§ Material provided:
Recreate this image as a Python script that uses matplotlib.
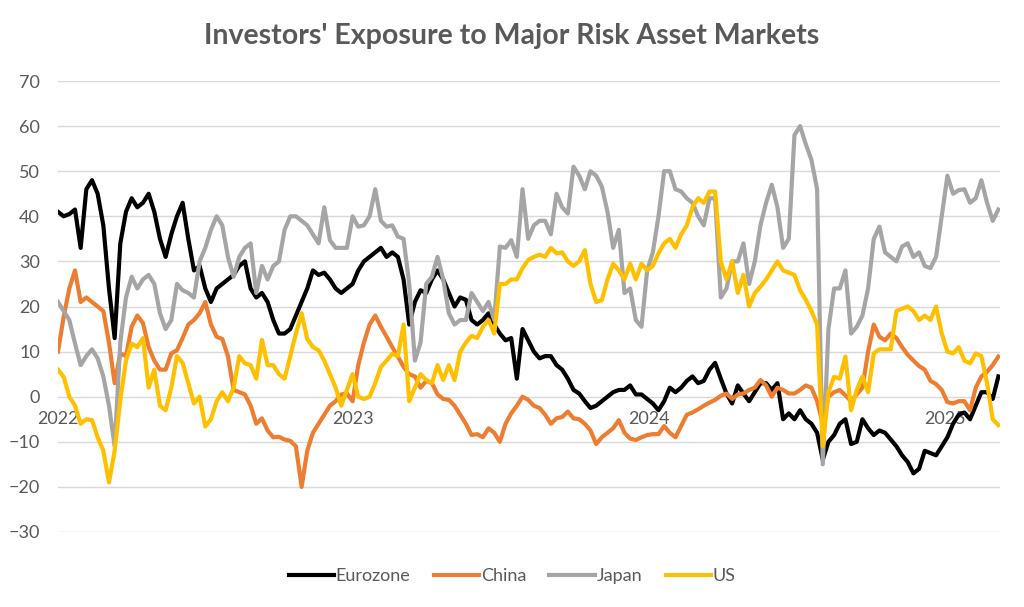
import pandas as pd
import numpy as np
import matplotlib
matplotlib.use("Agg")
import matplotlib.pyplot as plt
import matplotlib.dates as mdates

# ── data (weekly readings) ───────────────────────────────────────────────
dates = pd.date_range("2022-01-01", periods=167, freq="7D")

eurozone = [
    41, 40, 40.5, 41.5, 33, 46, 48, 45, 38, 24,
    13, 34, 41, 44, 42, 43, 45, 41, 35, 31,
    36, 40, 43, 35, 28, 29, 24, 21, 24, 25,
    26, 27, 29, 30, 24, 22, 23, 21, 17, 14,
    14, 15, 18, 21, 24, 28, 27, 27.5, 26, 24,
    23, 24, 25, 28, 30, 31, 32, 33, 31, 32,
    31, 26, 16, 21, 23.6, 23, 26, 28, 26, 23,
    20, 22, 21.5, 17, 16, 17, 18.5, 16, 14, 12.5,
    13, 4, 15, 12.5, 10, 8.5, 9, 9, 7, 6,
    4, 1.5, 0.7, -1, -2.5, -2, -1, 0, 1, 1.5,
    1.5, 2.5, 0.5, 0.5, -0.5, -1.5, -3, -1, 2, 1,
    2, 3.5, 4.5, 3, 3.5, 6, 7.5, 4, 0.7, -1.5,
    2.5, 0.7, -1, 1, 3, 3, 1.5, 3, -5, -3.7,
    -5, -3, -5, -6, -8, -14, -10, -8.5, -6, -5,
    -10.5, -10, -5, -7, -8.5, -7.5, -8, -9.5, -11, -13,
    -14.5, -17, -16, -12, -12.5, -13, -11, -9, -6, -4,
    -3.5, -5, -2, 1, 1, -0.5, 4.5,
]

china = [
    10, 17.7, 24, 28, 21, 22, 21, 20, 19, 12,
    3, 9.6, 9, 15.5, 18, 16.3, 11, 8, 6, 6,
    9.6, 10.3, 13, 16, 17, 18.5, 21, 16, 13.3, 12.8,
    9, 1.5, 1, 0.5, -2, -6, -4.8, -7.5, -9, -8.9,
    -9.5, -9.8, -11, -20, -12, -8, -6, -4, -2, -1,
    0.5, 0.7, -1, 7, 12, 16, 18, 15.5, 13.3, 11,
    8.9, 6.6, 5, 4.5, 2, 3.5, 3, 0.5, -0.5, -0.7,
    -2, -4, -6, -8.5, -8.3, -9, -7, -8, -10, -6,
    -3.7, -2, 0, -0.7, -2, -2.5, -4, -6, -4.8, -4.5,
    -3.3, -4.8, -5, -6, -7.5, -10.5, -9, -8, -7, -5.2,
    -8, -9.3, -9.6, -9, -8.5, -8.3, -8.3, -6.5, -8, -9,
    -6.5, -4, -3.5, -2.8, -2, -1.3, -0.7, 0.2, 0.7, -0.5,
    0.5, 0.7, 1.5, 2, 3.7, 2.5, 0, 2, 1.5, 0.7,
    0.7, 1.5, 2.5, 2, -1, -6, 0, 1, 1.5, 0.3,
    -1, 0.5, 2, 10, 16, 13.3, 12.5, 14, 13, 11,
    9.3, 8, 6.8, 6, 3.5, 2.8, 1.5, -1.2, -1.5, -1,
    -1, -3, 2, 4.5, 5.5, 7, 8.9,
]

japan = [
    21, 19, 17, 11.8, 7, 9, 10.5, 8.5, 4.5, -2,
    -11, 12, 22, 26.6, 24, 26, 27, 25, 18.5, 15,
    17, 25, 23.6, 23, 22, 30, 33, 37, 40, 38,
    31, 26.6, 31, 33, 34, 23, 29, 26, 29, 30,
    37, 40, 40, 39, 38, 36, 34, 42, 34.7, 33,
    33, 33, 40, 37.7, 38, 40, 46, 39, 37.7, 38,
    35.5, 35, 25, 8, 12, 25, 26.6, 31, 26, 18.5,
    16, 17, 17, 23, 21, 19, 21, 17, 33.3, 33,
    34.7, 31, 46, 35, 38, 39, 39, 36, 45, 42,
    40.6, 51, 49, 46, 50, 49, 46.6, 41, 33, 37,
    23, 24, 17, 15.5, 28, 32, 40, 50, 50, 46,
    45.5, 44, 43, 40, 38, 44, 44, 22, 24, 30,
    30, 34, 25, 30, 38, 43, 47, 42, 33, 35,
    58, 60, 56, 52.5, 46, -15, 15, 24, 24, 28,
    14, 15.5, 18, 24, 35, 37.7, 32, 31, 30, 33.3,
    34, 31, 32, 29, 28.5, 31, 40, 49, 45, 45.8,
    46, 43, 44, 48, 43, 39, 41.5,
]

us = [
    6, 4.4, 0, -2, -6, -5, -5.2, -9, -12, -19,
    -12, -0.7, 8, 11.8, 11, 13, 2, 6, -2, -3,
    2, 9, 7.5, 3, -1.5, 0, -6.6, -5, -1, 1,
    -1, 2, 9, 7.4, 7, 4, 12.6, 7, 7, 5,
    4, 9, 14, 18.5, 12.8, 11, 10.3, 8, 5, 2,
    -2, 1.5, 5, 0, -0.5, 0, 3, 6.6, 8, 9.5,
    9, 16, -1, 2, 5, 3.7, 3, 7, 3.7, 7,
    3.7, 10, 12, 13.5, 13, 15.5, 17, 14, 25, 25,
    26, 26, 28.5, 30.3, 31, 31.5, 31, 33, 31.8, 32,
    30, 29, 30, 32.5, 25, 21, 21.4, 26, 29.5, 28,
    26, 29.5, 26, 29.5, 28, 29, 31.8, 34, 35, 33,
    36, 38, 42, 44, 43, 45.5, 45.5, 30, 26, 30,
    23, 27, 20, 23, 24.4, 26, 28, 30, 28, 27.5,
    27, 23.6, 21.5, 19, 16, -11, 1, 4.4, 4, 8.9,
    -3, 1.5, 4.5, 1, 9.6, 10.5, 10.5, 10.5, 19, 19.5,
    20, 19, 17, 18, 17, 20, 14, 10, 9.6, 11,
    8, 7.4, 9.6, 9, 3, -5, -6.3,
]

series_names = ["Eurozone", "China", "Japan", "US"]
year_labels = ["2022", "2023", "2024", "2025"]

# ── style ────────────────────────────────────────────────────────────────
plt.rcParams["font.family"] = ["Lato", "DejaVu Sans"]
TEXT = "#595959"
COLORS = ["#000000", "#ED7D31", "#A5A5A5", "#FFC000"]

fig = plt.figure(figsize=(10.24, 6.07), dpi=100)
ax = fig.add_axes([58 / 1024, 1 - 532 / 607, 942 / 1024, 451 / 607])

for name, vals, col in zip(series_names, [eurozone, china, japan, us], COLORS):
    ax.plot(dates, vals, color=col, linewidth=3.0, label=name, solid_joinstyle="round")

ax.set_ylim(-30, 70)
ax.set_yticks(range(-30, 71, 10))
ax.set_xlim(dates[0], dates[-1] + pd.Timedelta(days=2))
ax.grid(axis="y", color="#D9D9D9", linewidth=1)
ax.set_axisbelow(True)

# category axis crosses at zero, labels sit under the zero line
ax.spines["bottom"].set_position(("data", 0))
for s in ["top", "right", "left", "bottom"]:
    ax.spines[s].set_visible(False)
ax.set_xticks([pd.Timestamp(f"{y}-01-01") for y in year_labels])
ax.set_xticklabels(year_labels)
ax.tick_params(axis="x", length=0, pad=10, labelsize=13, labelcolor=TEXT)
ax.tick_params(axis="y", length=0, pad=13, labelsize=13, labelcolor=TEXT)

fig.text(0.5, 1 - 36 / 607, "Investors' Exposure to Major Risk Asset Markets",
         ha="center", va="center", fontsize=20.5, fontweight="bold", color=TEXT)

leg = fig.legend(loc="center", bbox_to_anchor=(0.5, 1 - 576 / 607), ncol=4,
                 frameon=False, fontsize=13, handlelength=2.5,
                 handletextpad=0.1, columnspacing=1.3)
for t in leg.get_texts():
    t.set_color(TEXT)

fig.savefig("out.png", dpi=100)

§ Given instruction:
Without the pictures, return the listing above from its first line through the line that has "import matplotlib.dates as mdates".

§ The output:
Recreate this image as a Python script that uses matplotlib.
import pandas as pd
import numpy as np
import matplotlib
matplotlib.use("Agg")
import matplotlib.pyplot as plt
import matplotlib.dates as mdates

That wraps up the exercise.